Title: How to Modernize Compiler Technology

Abstract: In this talk, I will show the path to the modernization of one important compiler technique -- vectorization. Vectorization was first introduced in the era of Cray vector processors during the 1980's. While vector supercomputers needed large vectors, which are mainly available by parallelizing loops, modern SIMD instructions efficiently work on short vectors. Thus, in 2000, Larsen et. al. introduced a new technique known as Superword Level Parallelism (SLP) based vectorization to fill this gap.

First, I will show how we can take advantage of the power of modern computers for compilation, by using more accurate but expensive techniques to improve SLP vectorization.

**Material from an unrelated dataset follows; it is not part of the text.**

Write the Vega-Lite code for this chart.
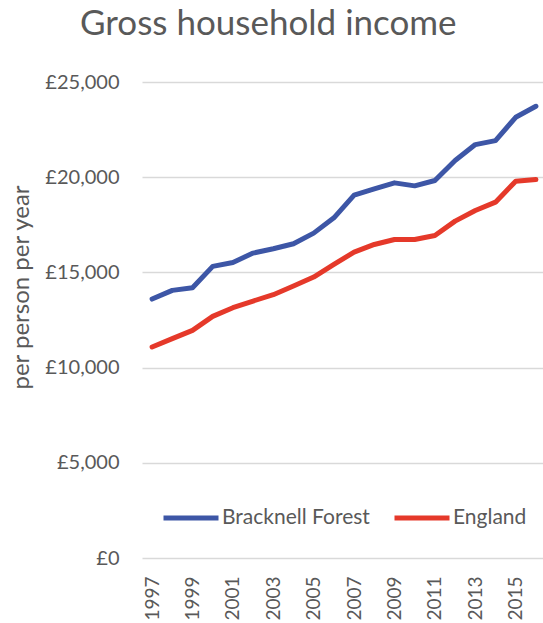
{
  "$schema": "https://vega.github.io/schema/vega-lite/v6.json",
  "width": 404,
  "height": 476,
  "autosize": {"type": "none"},
  "padding": {"left": 142, "top": 82, "right": 0, "bottom": 65},
  "background": "white",
  "title": {
    "text": "Gross household income",
    "anchor": "start",
    "dx": 71,
    "offset": 30,
    "fontSize": 35,
    "font": "Lato",
    "fontWeight": "normal",
    "color": "#595959"
  },
  "data": {
    "values": [
      {"year": 1997, "area": "Bracknell Forest", "income": 13600},
      {"year": 1998, "area": "Bracknell Forest", "income": 14056},
      {"year": 1999, "area": "Bracknell Forest", "income": 14196},
      {"year": 2000, "area": "Bracknell Forest", "income": 15315},
      {"year": 2001, "area": "Bracknell Forest", "income": 15524},
      {"year": 2002, "area": "Bracknell Forest", "income": 16014},
      {"year": 2003, "area": "Bracknell Forest", "income": 16241},
      {"year": 2004, "area": "Bracknell Forest", "income": 16503},
      {"year": 2005, "area": "Bracknell Forest", "income": 17063},
      {"year": 2006, "area": "Bracknell Forest", "income": 17867},
      {"year": 2007, "area": "Bracknell Forest", "income": 19056},
      {"year": 2008, "area": "Bracknell Forest", "income": 19388},
      {"year": 2009, "area": "Bracknell Forest", "income": 19703},
      {"year": 2010, "area": "Bracknell Forest", "income": 19545},
      {"year": 2011, "area": "Bracknell Forest", "income": 19825},
      {"year": 2012, "area": "Bracknell Forest", "income": 20874},
      {"year": 2013, "area": "Bracknell Forest", "income": 21713},
      {"year": 2014, "area": "Bracknell Forest", "income": 21923},
      {"year": 2015, "area": "Bracknell Forest", "income": 23147},
      {"year": 2016, "area": "Bracknell Forest", "income": 23724},
      {"year": 1997, "area": "England", "income": 11084},
      {"year": 1998, "area": "England", "income": 11521},
      {"year": 1999, "area": "England", "income": 11958},
      {"year": 2000, "area": "England", "income": 12692},
      {"year": 2001, "area": "England", "income": 13146},
      {"year": 2002, "area": "England", "income": 13496},
      {"year": 2003, "area": "England", "income": 13828},
      {"year": 2004, "area": "England", "income": 14283},
      {"year": 2005, "area": "England", "income": 14755},
      {"year": 2006, "area": "England", "income": 15420},
      {"year": 2007, "area": "England", "income": 16066},
      {"year": 2008, "area": "England", "income": 16468},
      {"year": 2009, "area": "England", "income": 16730},
      {"year": 2010, "area": "England", "income": 16730},
      {"year": 2011, "area": "England", "income": 16940},
      {"year": 2012, "area": "England", "income": 17692},
      {"year": 2013, "area": "England", "income": 18251},
      {"year": 2014, "area": "England", "income": 18688},
      {"year": 2015, "area": "England", "income": 19790},
      {"year": 2016, "area": "England", "income": 19877}
    ]
  },
  "mark": {"type": "line", "strokeWidth": 5, "strokeCap": "round", "strokeJoin": "round"},
  "encoding": {
    "x": {
      "field": "year",
      "type": "ordinal",
      "scale": {"type": "point", "padding": 0.5},
      "axis": {
        "title": null,
        "values": [1997, 1999, 2001, 2003, 2005, 2007, 2009, 2011, 2013, 2015],
        "labelAngle": -90,
        "labelAlign": "right",
        "labelBaseline": "middle",
        "labelPadding": 18,
        "labelFont": "Lato",
        "labelFontSize": 19,
        "labelColor": "#595959",
        "ticks": false,
        "domain": false,
        "grid": false
      }
    },
    "y": {
      "field": "income",
      "type": "quantitative",
      "scale": {"domain": [0, 25000], "nice": false},
      "axis": {
        "title": "per person per year",
        "titleFont": "Lato",
        "titleFontSize": 24,
        "titleFontWeight": "normal",
        "titleColor": "#595959",
        "titleAngle": -90,
        "titleX": -121,
        "titleY": 205,
        "titleAlign": "center",
        "titleBaseline": "middle",
        "values": [0, 5000, 10000, 15000, 20000, 25000],
        "labelExpr": "'£' + format(datum.value, ',')",
        "labelFont": "Lato",
        "labelFontSize": 20,
        "labelColor": "#595959",
        "labelPadding": 23,
        "ticks": false,
        "domain": false,
        "grid": true,
        "gridColor": "#d9d9d9",
        "gridWidth": 1.5
      }
    },
    "color": {
      "field": "area",
      "type": "nominal",
      "scale": {"domain": ["Bracknell Forest", "England"], "range": ["#3d56a6", "#e5392a"]},
      "legend": {
        "title": null,
        "orient": "none",
        "direction": "horizontal",
        "legendX": 19,
        "legendY": 406,
        "symbolType": "stroke",
        "symbolSize": 3025,
        "symbolStrokeWidth": 5,
        "labelFont": "Lato",
        "labelFontSize": 21,
        "labelColor": "#595959",
        "labelOffset": 1,
        "columnPadding": 14,
        "padding": 0
      }
    }
  },
  "config": {"view": {"stroke": null}}
}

Due to the hardware resource constraints of the era, like many other compiler optimizations, SLP implementation was a greedy algorithm. In 2018, we introduced goSLP, which uses integer linear programming to find an optimal instruction packing strategy.

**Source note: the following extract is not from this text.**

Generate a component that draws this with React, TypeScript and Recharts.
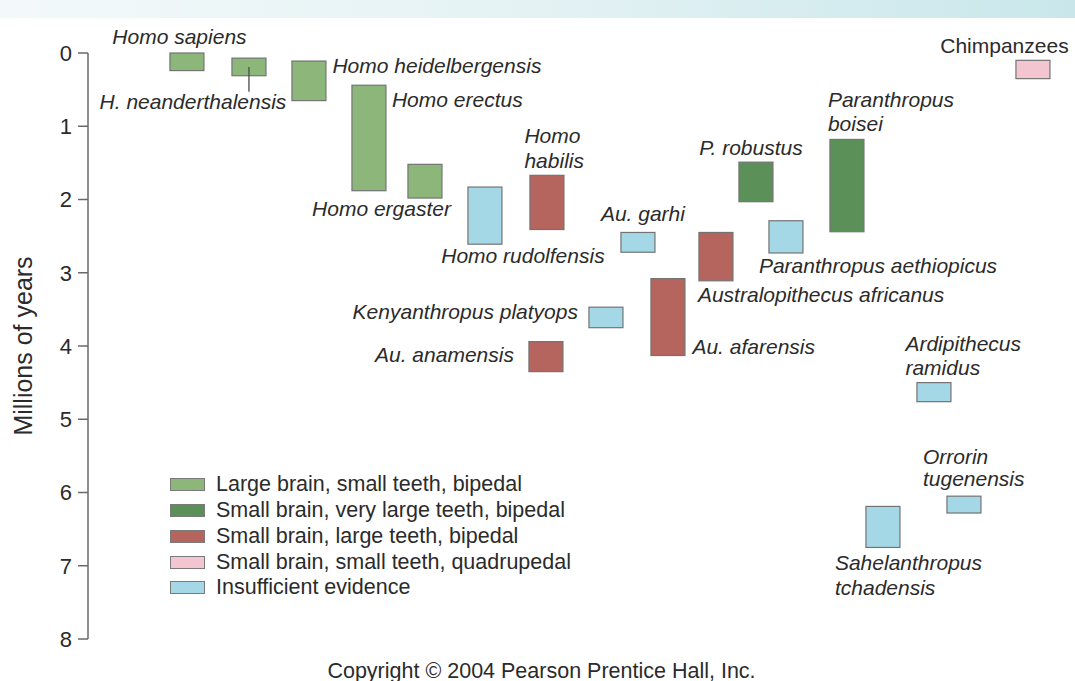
import { BarChart, Bar, XAxis, YAxis, Cell, Legend, Label } from "recharts";

// species, left to right roughly as drawn
const species = [
  "Homo sapiens",
  "H. neanderthalensis",
  "Homo heidelbergensis",
  "Homo erectus",
  "Homo ergaster",
  "Homo rudolfensis",
  "Homo habilis",
  "Au. anamensis",
  "Kenyanthropus platyops",
  "Au. garhi",
  "Au. afarensis",
  "Australopithecus africanus",
  "P. robustus",
  "Paranthropus aethiopicus",
  "Paranthropus boisei",
  "Sahelanthropus tchadensis",
  "Ardipithecus ramidus",
  "Orrorin tugenensis",
  "Chimpanzees",
];

// horizontal column of each species (no real x scale in the figure)
const slots = [9.9, 16.1, 22.1, 28.1, 33.7, 39.7, 45.9, 45.8, 51.8, 55.0, 58.0, 62.8, 66.8, 69.8, 75.9, 79.5, 84.6, 87.6, 94.5];

// millions of years ago
const ageFrom = [0.0, 0.07, 0.11, 0.44, 1.52, 1.83, 1.67, 3.94, 3.47, 2.45, 3.08, 2.45, 1.49, 2.29, 1.18, 6.19, 4.5, 6.05, 0.1];
const ageTo = [0.24, 0.31, 0.65, 1.88, 1.98, 2.61, 2.41, 4.35, 3.75, 2.72, 4.13, 3.11, 2.03, 2.73, 2.44, 6.75, 4.76, 6.28, 0.35];

const groupOf = [0, 0, 0, 0, 0, 4, 2, 2, 4, 4, 2, 2, 1, 4, 1, 4, 4, 4, 3];

const groups = [
  "Large brain, small teeth, bipedal",
  "Small brain, very large teeth, bipedal",
  "Small brain, large teeth, bipedal",
  "Small brain, small teeth, quadrupedal",
  "Insufficient evidence",
];
const groupColors = ["#8db77a", "#5b9158", "#b5645e", "#f2c5d0", "#a5d8e6"];

const yTicks = [0, 1, 2, 3, 4, 5, 6, 7, 8];

const data = species.map((name, i) => ({
  name,
  slot: slots[i],
  span: [ageFrom[i], ageTo[i]],
  group: groupOf[i],
}));

// where each name sits relative to its box
type Place = { ref: "top" | "bottom"; anchor: "start" | "middle" | "end"; dx: number; dy: number[]; lines?: string[]; leader?: boolean; upright?: boolean };
const places: Record<string, Place> = {
  "Homo sapiens": { ref: "top", anchor: "middle", dx: -7.5, dy: [-9] },
  "H. neanderthalensis": { ref: "bottom", anchor: "middle", dx: -56, dy: [33], leader: true },
  "Homo heidelbergensis": { ref: "top", anchor: "start", dx: 23.5, dy: [12] },
  "Homo erectus": { ref: "top", anchor: "start", dx: 23, dy: [22] },
  "Homo ergaster": { ref: "bottom", anchor: "end", dx: 26, dy: [18] },
  "Homo rudolfensis": { ref: "bottom", anchor: "middle", dx: 38, dy: [18.5] },
  "Homo habilis": { ref: "top", anchor: "start", dx: -22.5, dy: [-32, -7], lines: ["Homo", "habilis"] },
  "Au. anamensis": { ref: "top", anchor: "end", dx: -32, dy: [20] },
  "Kenyanthropus platyops": { ref: "top", anchor: "end", dx: -28, dy: [12] },
  "Au. garhi": { ref: "top", anchor: "middle", dx: 5, dy: [-11] },
  "Au. afarensis": { ref: "bottom", anchor: "start", dx: 24.5, dy: [-2] },
  "Australopithecus africanus": { ref: "bottom", anchor: "start", dx: -18, dy: [21] },
  "P. robustus": { ref: "top", anchor: "middle", dx: -5, dy: [-7] },
  "Paranthropus aethiopicus": { ref: "bottom", anchor: "start", dx: -27, dy: [20] },
  "Paranthropus boisei": { ref: "top", anchor: "start", dx: -19, dy: [-32, -8], lines: ["Paranthropus", "boisei"] },
  "Sahelanthropus tchadensis": { ref: "bottom", anchor: "start", dx: -48, dy: [23, 48], lines: ["Sahelanthropus", "tchadensis"] },
  "Ardipithecus ramidus": { ref: "top", anchor: "start", dx: -28.5, dy: [-32, -8], lines: ["Ardipithecus", "ramidus"] },
  "Orrorin tugenensis": { ref: "top", anchor: "start", dx: -41, dy: [-32, -10], lines: ["Orrorin", "tugenensis"] },
  Chimpanzees: { ref: "top", anchor: "middle", dx: -28.5, dy: [-7], upright: true },
};

const FONT = "'Liberation Sans', Arial, Helvetica, sans-serif";
const INK = "#2b2b2b";
const BOX_W = 34;

function SpeciesBox(props: any) {
  const { x, y, width, height, fill, payload } = props;
  const cx = x + (width || 0) / 2;
  const top = Math.min(y, y + height);
  const bottom = Math.max(y, y + height);
  const p = places[payload.name];
  const refY = p.ref === "top" ? top : bottom;
  const lines = p.lines || [payload.name];
  return (
    <g>
      <rect x={cx - BOX_W / 2} y={top} width={BOX_W} height={bottom - top} fill={fill} stroke="#737373" strokeWidth={1.2} />
      {p.leader && (
        <line x1={cx} y1={(top + bottom) / 2} x2={cx} y2={bottom + 16} stroke="#4a4a4a" strokeWidth={1.3} />
      )}
      {lines.map((t, k) => (
        <text
          key={k}
          x={cx + p.dx}
          y={refY + p.dy[k]}
          textAnchor={p.anchor}
          fontFamily={FONT}
          fontSize={21}
          fontStyle={p.upright ? "normal" : "italic"}
          fill={INK}
        >
          {t}
        </text>
      ))}
    </g>
  );
}

function GroupLegend() {
  return (
    <div style={{ fontFamily: FONT, fontSize: 21.5, color: INK, textAlign: "left" }}>
      {groups.map((g, i) => (
        <div key={g} style={{ display: "flex", alignItems: "center", height: 25.75 }}>
          <span
            style={{
              display: "inline-block",
              width: 33,
              height: 11,
              background: groupColors[i],
              border: "1px solid #7a7a7a",
              marginRight: 11,
            }}
          />
          <span>{g}</span>
        </div>
      ))}
    </div>
  );
}

export default function App() {
  return (
    <div style={{ position: "absolute", left: 0, top: 0, width: 1075, height: 681, background: "#fff", overflow: "hidden" }}>
      <div
        style={{
          position: "absolute",
          left: 0,
          top: 0,
          width: 1075,
          height: 18,
          background: "linear-gradient(to right, #f3f9fa, #e4f2f4 50%, #c9e7eb)",
        }}
      />
      <BarChart width={1075} height={681} data={data} margin={{ top: 53, right: 7, bottom: 42, left: 0 }}>
        <XAxis dataKey="slot" type="number" domain={[0, 98]} hide />
        <YAxis
          type="number"
          domain={[0, 8]}
          reversed
          ticks={yTicks}
          interval={0}
          width={88}
          tickSize={10}
          tickMargin={6}
          axisLine={{ stroke: "#6a6a6a", strokeWidth: 1.5 }}
          tickLine={{ stroke: "#6a6a6a", strokeWidth: 1.5 }}
          tick={{ fill: INK, fontSize: 22, fontFamily: FONT }}
        >
          <Label
            content={({ viewBox }: any) => {
              const lx = viewBox.x + 23;
              const ly = viewBox.y + viewBox.height / 2;
              return (
                <text
                  x={lx}
                  y={ly}
                  transform={`rotate(-90, ${lx}, ${ly})`}
                  textAnchor="middle"
                  dominantBaseline="central"
                  fontFamily={FONT}
                  fontSize={25}
                  fill={INK}
                >
                  Millions of years
                </text>
              );
            }}
          />
        </YAxis>
        <Legend
          layout="horizontal"
          verticalAlign="middle"
          align="center"
          wrapperStyle={{ left: 170, top: 472, width: 460 }}
          content={() => <GroupLegend />}
        />
        <Bar dataKey="span" barSize={BOX_W} isAnimationActive={false} shape={(p: any) => <SpeciesBox {...p} />}>
          {data.map((d) => (
            <Cell key={d.name} fill={groupColors[d.group]} />
          ))}
        </Bar>
      </BarChart>
      <div
        style={{
          position: "absolute",
          left: 0,
          top: 659,
          width: 1083,
          textAlign: "center",
          fontFamily: FONT,
          fontSize: 21.5,
          color: INK,
        }}
      >
        Copyright © 2004 Pearson Prentice Hall, Inc.
      </div>
    </div>
  );
}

Next, I will show how to truly modernize a compiler by automatically learning the necessary components of the compiler with Ithemal and Vemal. The actual cost of execution in a modern out-of-order, superscalar processor is much more complex than a linear model. Manually building such cost models as well as manually developing compiler optimizations is costly, tedious and is hard to keep up with the architectural changes. Ithemal is the first learnt cost model for predicting the throughput of x86 basic blocks with minimal human effort. Vemal is the first learnt policy for end-to-end vectorization as opposed to tuning heuristics. These data-driven techniques achieve state-of-the-art results while also reducing the development and maintenance burden of the compiler developer.

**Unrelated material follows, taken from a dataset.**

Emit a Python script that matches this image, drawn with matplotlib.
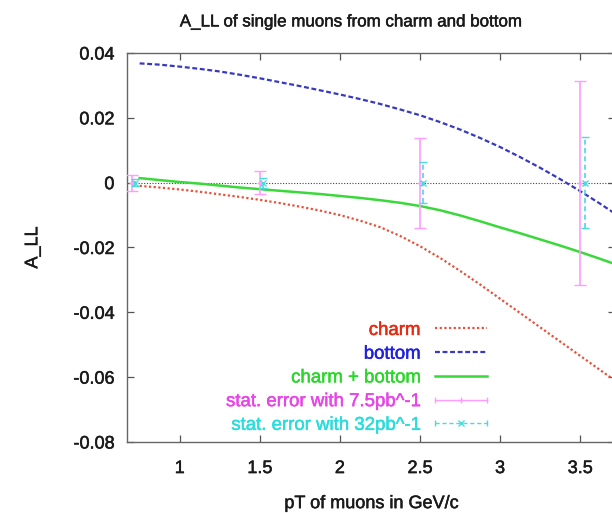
import matplotlib
matplotlib.use("Agg")
import matplotlib.pyplot as plt
import matplotlib.patheffects as pe
from matplotlib.text import Text
from matplotlib.lines import Line2D
from matplotlib.legend_handler import HandlerLine2D, HandlerTuple
from matplotlib.ticker import FuncFormatter

plt.rcParams['font.family'] = ['Liberation Sans', 'DejaVu Sans']

# curves
pt = [0.75, 0.875, 1.0, 1.125, 1.25, 1.375, 1.5, 1.625, 1.75, 1.875, 2.0, 2.125,
      2.25, 2.375, 2.5, 2.625, 2.75, 2.875, 3.0, 3.125, 3.25, 3.375, 3.5, 3.625, 3.75]
charm = [-0.0010, -0.0015, -0.0021, -0.0028, -0.0036, -0.0044, -0.0053, -0.0063,
         -0.0074, -0.0086, -0.0100, -0.0117, -0.0137, -0.0164, -0.0196, -0.0232,
         -0.0272, -0.0314, -0.0358, -0.0402, -0.0446, -0.0490, -0.0534, -0.0578,
         -0.0622]
bottom = [0.0368, 0.0364, 0.0358, 0.0351, 0.0343, 0.0333, 0.0322, 0.0310,
          0.0298, 0.0285, 0.0272, 0.0258, 0.0243, 0.0226, 0.0208, 0.0187,
          0.0164, 0.0138, 0.0110, 0.0079, 0.0046, 0.0011, -0.0026, -0.0065,
          -0.0106]
both = [0.0014, 0.0008, 0.0002, -0.0003, -0.0009, -0.0015, -0.0020, -0.0025,
        -0.0030, -0.0035, -0.0041, -0.0047, -0.0054, -0.0062, -0.0072, -0.0085,
        -0.0101, -0.0119, -0.0138, -0.0156, -0.0175, -0.0194, -0.0214, -0.0235,
        -0.0257]

# statistical errors
pt_75 = [0.70, 1.50, 2.50, 3.50]
err_75 = [0.0025, 0.0035, 0.0139, 0.0315]
pt_32 = [0.72, 1.52, 2.52, 3.53]
err_32 = [0.0010, 0.0015, 0.0064, 0.0140]
zeros = [0, 0, 0, 0]

xticks = [1, 1.5, 2, 2.5, 3, 3.5]
yticks = [-0.08, -0.06, -0.04, -0.02, 0, 0.02, 0.04]

c_red, c_blue, c_green = '#e8503a', '#3838c0', '#3ad83a'
c_mag, c_cyan = '#ff9cff', '#48dcdc'
txt = '#1a1a1a'

fig = plt.figure(figsize=(6.12, 5.13), dpi=100)
ax = fig.add_axes([0.2075, 0.1384, 0.798, 0.7583])

ax.axhline(0, color='#444444', ls=(0, (1, 1.5)), lw=0.8, zorder=1)

l_charm, = ax.plot(pt, charm, color=c_red, ls=(0, (1, 1.1)), lw=1.6)
l_bottom, = ax.plot(pt, bottom, color=c_blue, ls=(0, (2.2, 1.2)), lw=1.6)
l_both, = ax.plot(pt, both, color=c_green, ls='-', lw=1.8)

ax.errorbar(pt_75, zeros, yerr=err_75, fmt='+', color=c_mag, ms=5,
            elinewidth=1.2, capsize=4, mew=1.0, zorder=3)
eb = ax.errorbar(pt_32, zeros, yerr=err_32, fmt='x', color=c_cyan, ms=4,
                 elinewidth=1.2, capsize=3, mew=1.0, zorder=4)
eb[2][0].set_linestyle((0, (3, 2)))

ax.set_xlim(0.671, 3.72)
ax.set_ylim(-0.08, 0.04)
ax.set_xticks(xticks)
ax.set_yticks(yticks)
fmt = FuncFormatter(lambda v, p: '%g' % round(v, 3))
ax.xaxis.set_major_formatter(fmt)
ax.yaxis.set_major_formatter(fmt)
ax.tick_params(direction='in', length=5, width=0.9, color='#555555',
               top=True, right=True, labelsize=13, labelcolor=txt)
ax.tick_params(axis='x', pad=13)
ax.tick_params(axis='y', pad=9)
for s in ax.spines.values():
    s.set_color('#666666')
    s.set_linewidth(1.0)

ax.set_xlabel('pT of muons in GeV/c', fontsize=13, color=txt, labelpad=13)
ax.set_ylabel('A_LL', fontsize=13, color=txt, labelpad=23)
fig.text(351 / 612, 1 - 22 / 513, 'A_LL of single muons from charm and bottom',
         ha='center', va='center', fontsize=12.2, color=txt)

# gnuplot style key: line, marker in middle, caps at the ends
h_mag = Line2D([], [], color=c_mag, lw=1.0, marker='+', ms=5)
cap_mag = Line2D([], [], color=c_mag, ls='none', marker='|', ms=5)
h_cyan = Line2D([], [], color=c_cyan, lw=1.0, ls=(0, (3, 2)), marker='x', ms=4)
cap_cyan = Line2D([], [], color=c_cyan, ls='none', marker='|', ms=5)
leg = ax.legend([l_charm, l_bottom, l_both, (h_mag, cap_mag), (h_cyan, cap_cyan)],
                ['charm', 'bottom', 'charm + bottom',
                 'stat. error with 7.5pb^-1', 'stat. error with 32pb^-1'],
                loc='lower right', bbox_to_anchor=(0.757, -0.003),
                frameon=False, markerfirst=False, fontsize=13.4,
                handlelength=2.8, handletextpad=0.8, labelspacing=0.36,
                borderpad=0, numpoints=1,
                labelcolor=['#e82a10', '#2020e0', '#2ad82a', '#e844e8', '#2adcdc'],
                handler_map={tuple: HandlerTuple(ndivide=1),
                             cap_mag: HandlerLine2D(numpoints=2, marker_pad=0),
                             cap_cyan: HandlerLine2D(numpoints=2, marker_pad=0)})

# thicken the text a little, the original looks heavier than regular
for t in fig.findobj(Text):
    t.set_path_effects([pe.withStroke(linewidth=0.35, foreground=t.get_color())])

fig.savefig('out.png', dpi=100)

Bio: Charith Mendis is a final year PhD student at Massachusetts Institute of Technology advised by Prof. Saman Amarasinghe. His research interests include Compiler Optimizations, Machine Learning for Compiler Optimizations and Program Analysis. He was awarded the William A. Martin Thesis Prize for best Masters thesis in Computer Science at MIT, best student paper award at IEEE Big Data conference and a best paper award at ML for Systems workshop at ISCA. He has published work at both top programming language venues such as PLDI, OOPSLA as well as at top machine learning venues such as ICML, NeurIPS.